TASK STATEMENT » Repeat every line of the listing below exactly, minus the pictures.

=== GIVEN INFORMATION ===

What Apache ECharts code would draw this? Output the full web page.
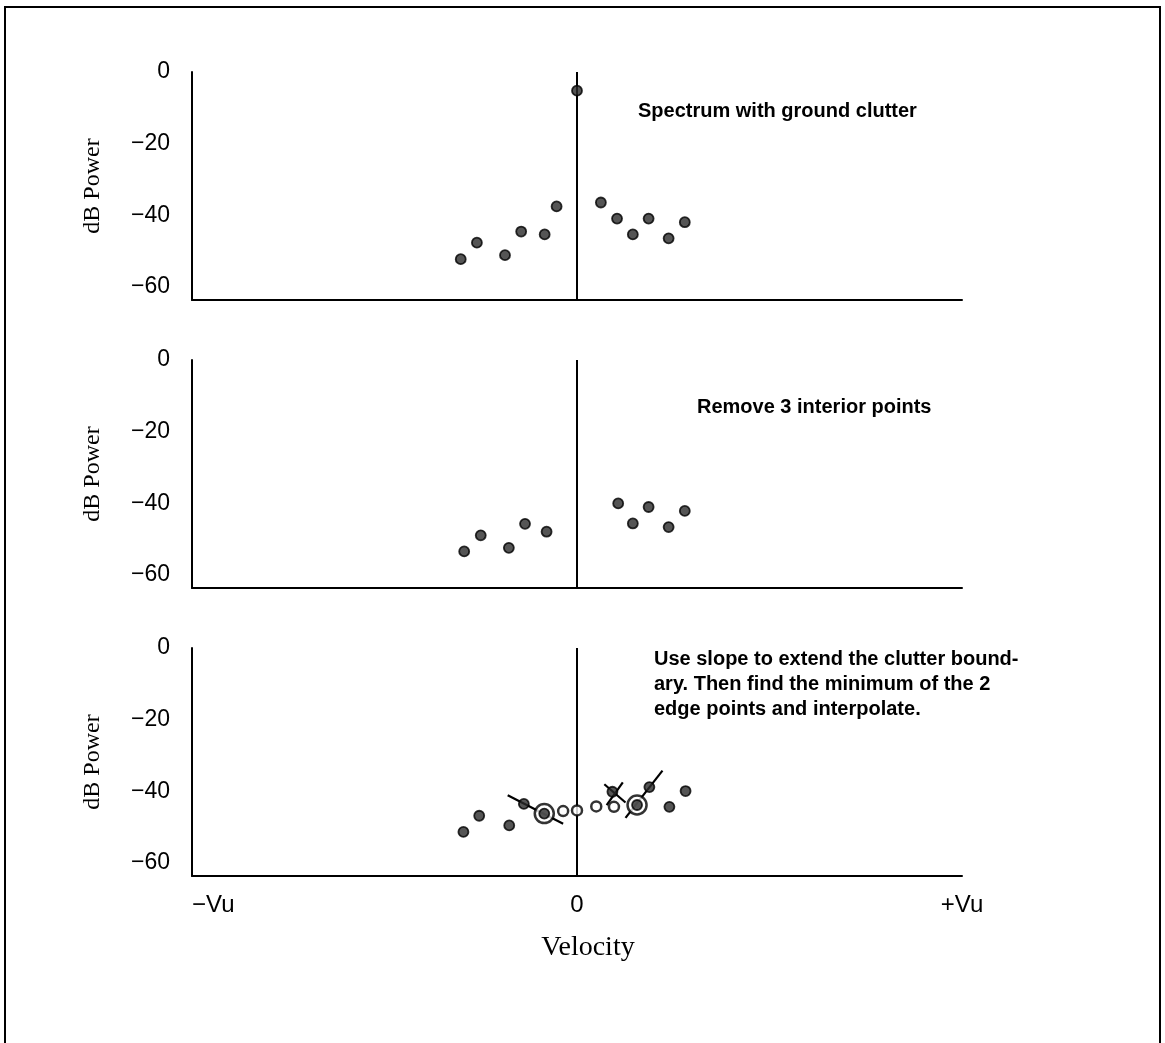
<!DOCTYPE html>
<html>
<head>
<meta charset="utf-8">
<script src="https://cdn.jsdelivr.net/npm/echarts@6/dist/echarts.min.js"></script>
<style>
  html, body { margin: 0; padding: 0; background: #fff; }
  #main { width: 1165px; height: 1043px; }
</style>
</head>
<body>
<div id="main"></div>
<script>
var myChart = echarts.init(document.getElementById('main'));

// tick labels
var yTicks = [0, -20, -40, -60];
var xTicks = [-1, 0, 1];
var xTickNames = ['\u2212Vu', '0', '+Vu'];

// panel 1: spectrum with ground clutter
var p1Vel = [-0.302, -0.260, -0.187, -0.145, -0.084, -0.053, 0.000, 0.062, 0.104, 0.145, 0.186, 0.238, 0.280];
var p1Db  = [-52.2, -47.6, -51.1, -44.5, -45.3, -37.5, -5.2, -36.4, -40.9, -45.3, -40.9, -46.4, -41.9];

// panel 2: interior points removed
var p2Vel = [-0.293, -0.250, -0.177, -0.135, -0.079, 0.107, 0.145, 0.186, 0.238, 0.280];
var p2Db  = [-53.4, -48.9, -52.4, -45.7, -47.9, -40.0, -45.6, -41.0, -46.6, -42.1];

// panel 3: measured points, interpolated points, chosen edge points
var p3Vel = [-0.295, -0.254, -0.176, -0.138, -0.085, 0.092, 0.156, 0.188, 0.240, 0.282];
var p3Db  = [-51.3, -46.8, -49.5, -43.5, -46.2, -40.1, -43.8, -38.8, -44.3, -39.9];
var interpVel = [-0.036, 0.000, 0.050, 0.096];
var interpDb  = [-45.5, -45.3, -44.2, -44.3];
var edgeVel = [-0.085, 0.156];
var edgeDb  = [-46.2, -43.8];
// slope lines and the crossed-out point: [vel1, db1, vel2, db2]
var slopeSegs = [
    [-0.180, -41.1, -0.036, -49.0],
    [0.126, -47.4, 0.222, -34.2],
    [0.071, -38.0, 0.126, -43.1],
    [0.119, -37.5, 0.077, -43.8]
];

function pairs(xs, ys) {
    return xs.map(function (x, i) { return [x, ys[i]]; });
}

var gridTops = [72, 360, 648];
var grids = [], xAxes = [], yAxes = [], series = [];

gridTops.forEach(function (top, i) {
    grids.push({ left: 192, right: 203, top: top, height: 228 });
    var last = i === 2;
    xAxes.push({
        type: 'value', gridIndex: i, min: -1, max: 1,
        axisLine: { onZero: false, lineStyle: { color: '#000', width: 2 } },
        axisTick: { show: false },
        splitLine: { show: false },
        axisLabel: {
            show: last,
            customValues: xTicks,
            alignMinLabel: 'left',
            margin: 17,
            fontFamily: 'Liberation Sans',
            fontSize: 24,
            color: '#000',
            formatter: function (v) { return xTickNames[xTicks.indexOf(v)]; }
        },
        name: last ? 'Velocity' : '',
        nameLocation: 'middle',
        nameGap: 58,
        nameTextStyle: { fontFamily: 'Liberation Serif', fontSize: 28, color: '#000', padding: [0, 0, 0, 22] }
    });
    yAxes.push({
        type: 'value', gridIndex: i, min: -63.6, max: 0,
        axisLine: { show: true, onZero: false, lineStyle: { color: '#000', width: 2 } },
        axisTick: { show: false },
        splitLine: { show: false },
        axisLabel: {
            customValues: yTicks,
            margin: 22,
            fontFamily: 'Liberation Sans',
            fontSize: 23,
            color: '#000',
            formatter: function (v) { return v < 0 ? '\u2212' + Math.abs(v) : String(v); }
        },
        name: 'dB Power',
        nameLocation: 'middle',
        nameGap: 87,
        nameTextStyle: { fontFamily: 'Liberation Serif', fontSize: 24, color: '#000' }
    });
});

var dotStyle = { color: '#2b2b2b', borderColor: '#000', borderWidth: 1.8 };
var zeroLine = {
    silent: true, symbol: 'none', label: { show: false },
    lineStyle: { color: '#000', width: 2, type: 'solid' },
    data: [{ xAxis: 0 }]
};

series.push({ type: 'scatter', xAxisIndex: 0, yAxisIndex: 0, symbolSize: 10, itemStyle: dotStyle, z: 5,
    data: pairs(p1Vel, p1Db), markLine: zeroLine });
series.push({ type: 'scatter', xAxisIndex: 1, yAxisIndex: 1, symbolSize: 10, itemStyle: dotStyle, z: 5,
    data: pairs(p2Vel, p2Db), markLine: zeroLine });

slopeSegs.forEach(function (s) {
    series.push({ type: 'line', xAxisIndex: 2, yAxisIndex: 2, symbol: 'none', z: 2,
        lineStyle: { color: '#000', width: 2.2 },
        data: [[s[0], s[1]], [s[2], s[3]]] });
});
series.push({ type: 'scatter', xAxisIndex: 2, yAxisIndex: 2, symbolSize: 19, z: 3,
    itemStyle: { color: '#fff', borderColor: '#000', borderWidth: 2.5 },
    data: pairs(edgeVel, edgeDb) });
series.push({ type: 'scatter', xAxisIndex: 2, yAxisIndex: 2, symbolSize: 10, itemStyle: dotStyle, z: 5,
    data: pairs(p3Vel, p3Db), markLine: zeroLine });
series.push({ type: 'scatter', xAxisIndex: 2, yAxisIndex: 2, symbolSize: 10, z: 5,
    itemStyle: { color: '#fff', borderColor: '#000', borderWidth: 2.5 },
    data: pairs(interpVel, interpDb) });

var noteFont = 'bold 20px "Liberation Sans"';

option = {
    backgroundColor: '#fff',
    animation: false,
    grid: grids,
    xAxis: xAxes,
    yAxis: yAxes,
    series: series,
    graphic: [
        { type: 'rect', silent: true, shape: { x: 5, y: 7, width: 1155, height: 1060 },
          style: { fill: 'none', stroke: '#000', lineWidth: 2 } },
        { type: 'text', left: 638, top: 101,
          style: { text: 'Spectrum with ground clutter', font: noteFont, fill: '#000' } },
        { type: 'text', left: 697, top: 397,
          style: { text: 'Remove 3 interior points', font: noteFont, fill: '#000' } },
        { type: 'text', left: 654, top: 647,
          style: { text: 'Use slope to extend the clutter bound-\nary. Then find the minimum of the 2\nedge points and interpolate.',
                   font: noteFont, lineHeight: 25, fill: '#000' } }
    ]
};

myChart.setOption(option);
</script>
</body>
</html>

===

REPLY »
What Apache ECharts code would draw this? Output the full web page.
<!DOCTYPE html>
<html>
<head>
<meta charset="utf-8">
<script src="https://cdn.jsdelivr.net/npm/echarts@6/dist/echarts.min.js"></script>
<style>
  html, body { margin: 0; padding: 0; background: #fff; }
  #main { width: 1165px; height: 1043px; }
</style>
</head>
<body>
<div id="main"></div>
<script>
var myChart = echarts.init(document.getElementById('main'));

// tick labels
var yTicks = [0, -20, -40, -60];
var xTicks = [-1, 0, 1];
var xTickNames = ['\u2212Vu', '0', '+Vu'];

// panel 1: spectrum with ground clutter
var p1Vel = [-0.302, -0.260, -0.187, -0.145, -0.084, -0.053, 0.000, 0.062, 0.104, 0.145, 0.186, 0.238, 0.280];
var p1Db  = [-52.2, -47.6, -51.1, -44.5, -45.3, -37.5, -5.2, -36.4, -40.9, -45.3, -40.9, -46.4, -41.9];

// panel 2: interior points removed
var p2Vel = [-0.293, -0.250, -0.177, -0.135, -0.079, 0.107, 0.145, 0.186, 0.238, 0.280];
var p2Db  = [-53.4, -48.9, -52.4, -45.7, -47.9, -40.0, -45.6, -41.0, -46.6, -42.1];

// panel 3: measured points, interpolated points, chosen edge points
var p3Vel = [-0.295, -0.254, -0.176, -0.138, -0.085, 0.092, 0.156, 0.188, 0.240, 0.282];
var p3Db  = [-51.3, -46.8, -49.5, -43.5, -46.2, -40.1, -43.8, -38.8, -44.3, -39.9];
var interpVel = [-0.036, 0.000, 0.050, 0.096];
var interpDb  = [-45.5, -45.3, -44.2, -44.3];
var edgeVel = [-0.085, 0.156];
var edgeDb  = [-46.2, -43.8];
// slope lines and the crossed-out point: [vel1, db1, vel2, db2]
var slopeSegs = [
    [-0.180, -41.1, -0.036, -49.0],
    [0.126, -47.4, 0.222, -34.2],
    [0.071, -38.0, 0.126, -43.1],
    [0.119, -37.5, 0.077, -43.8]
];

function pairs(xs, ys) {
    return xs.map(function (x, i) { return [x, ys[i]]; });
}

var gridTops = [72, 360, 648];
var grids = [], xAxes = [], yAxes = [], series = [];

gridTops.forEach(function (top, i) {
    grids.push({ left: 192, right: 203, top: top, height: 228 });
    var last = i === 2;
    xAxes.push({
        type: 'value', gridIndex: i, min: -1, max: 1,
        axisLine: { onZero: false, lineStyle: { color: '#000', width: 2 } },
        axisTick: { show: false },
        splitLine: { show: false },
        axisLabel: {
            show: last,
            customValues: xTicks,
            alignMinLabel: 'left',
            margin: 17,
            fontFamily: 'Liberation Sans',
            fontSize: 24,
            color: '#000',
            formatter: function (v) { return xTickNames[xTicks.indexOf(v)]; }
        },
        name: last ? 'Velocity' : '',
        nameLocation: 'middle',
        nameGap: 58,
        nameTextStyle: { fontFamily: 'Liberation Serif', fontSize: 28, color: '#000', padding: [0, 0, 0, 22] }
    });
    yAxes.push({
        type: 'value', gridIndex: i, min: -63.6, max: 0,
        axisLine: { show: true, onZero: false, lineStyle: { color: '#000', width: 2 } },
        axisTick: { show: false },
        splitLine: { show: false },
        axisLabel: {
            customValues: yTicks,
            margin: 22,
            fontFamily: 'Liberation Sans',
            fontSize: 23,
            color: '#000',
            formatter: function (v) { return v < 0 ? '\u2212' + Math.abs(v) : String(v); }
        },
        name: 'dB Power',
        nameLocation: 'middle',
        nameGap: 87,
        nameTextStyle: { fontFamily: 'Liberation Serif', fontSize: 24, color: '#000' }
    });
});

var dotStyle = { color: '#2b2b2b', borderColor: '#000', borderWidth: 1.8 };
var zeroLine = {
    silent: true, symbol: 'none', label: { show: false },
    lineStyle: { color: '#000', width: 2, type: 'solid' },
    data: [{ xAxis: 0 }]
};

series.push({ type: 'scatter', xAxisIndex: 0, yAxisIndex: 0, symbolSize: 10, itemStyle: dotStyle, z: 5,
    data: pairs(p1Vel, p1Db), markLine: zeroLine });
series.push({ type: 'scatter', xAxisIndex: 1, yAxisIndex: 1, symbolSize: 10, itemStyle: dotStyle, z: 5,
    data: pairs(p2Vel, p2Db), markLine: zeroLine });

slopeSegs.forEach(function (s) {
    series.push({ type: 'line', xAxisIndex: 2, yAxisIndex: 2, symbol: 'none', z: 2,
        lineStyle: { color: '#000', width: 2.2 },
        data: [[s[0], s[1]], [s[2], s[3]]] });
});
series.push({ type: 'scatter', xAxisIndex: 2, yAxisIndex: 2, symbolSize: 19, z: 3,
    itemStyle: { color: '#fff', borderColor: '#000', borderWidth: 2.5 },
    data: pairs(edgeVel, edgeDb) });
series.push({ type: 'scatter', xAxisIndex: 2, yAxisIndex: 2, symbolSize: 10, itemStyle: dotStyle, z: 5,
    data: pairs(p3Vel, p3Db), markLine: zeroLine });
series.push({ type: 'scatter', xAxisIndex: 2, yAxisIndex: 2, symbolSize: 10, z: 5,
    itemStyle: { color: '#fff', borderColor: '#000', borderWidth: 2.5 },
    data: pairs(interpVel, interpDb) });

var noteFont = 'bold 20px "Liberation Sans"';

option = {
    backgroundColor: '#fff',
    animation: false,
    grid: grids,
    xAxis: xAxes,
    yAxis: yAxes,
    series: series,
    graphic: [
        { type: 'rect', silent: true, shape: { x: 5, y: 7, width: 1155, height: 1060 },
          style: { fill: 'none', stroke: '#000', lineWidth: 2 } },
        { type: 'text', left: 638, top: 101,
          style: { text: 'Spectrum with ground clutter', font: noteFont, fill: '#000' } },
        { type: 'text', left: 697, top: 397,
          style: { text: 'Remove 3 interior points', font: noteFont, fill: '#000' } },
        { type: 'text', left: 654, top: 647,
          style: { text: 'Use slope to extend the clutter bound-\nary. Then find the minimum of the 2\nedge points and interpolate.',
                   font: noteFont, lineHeight: 25, fill: '#000' } }
    ]
};

myChart.setOption(option);
</script>
</body>
</html>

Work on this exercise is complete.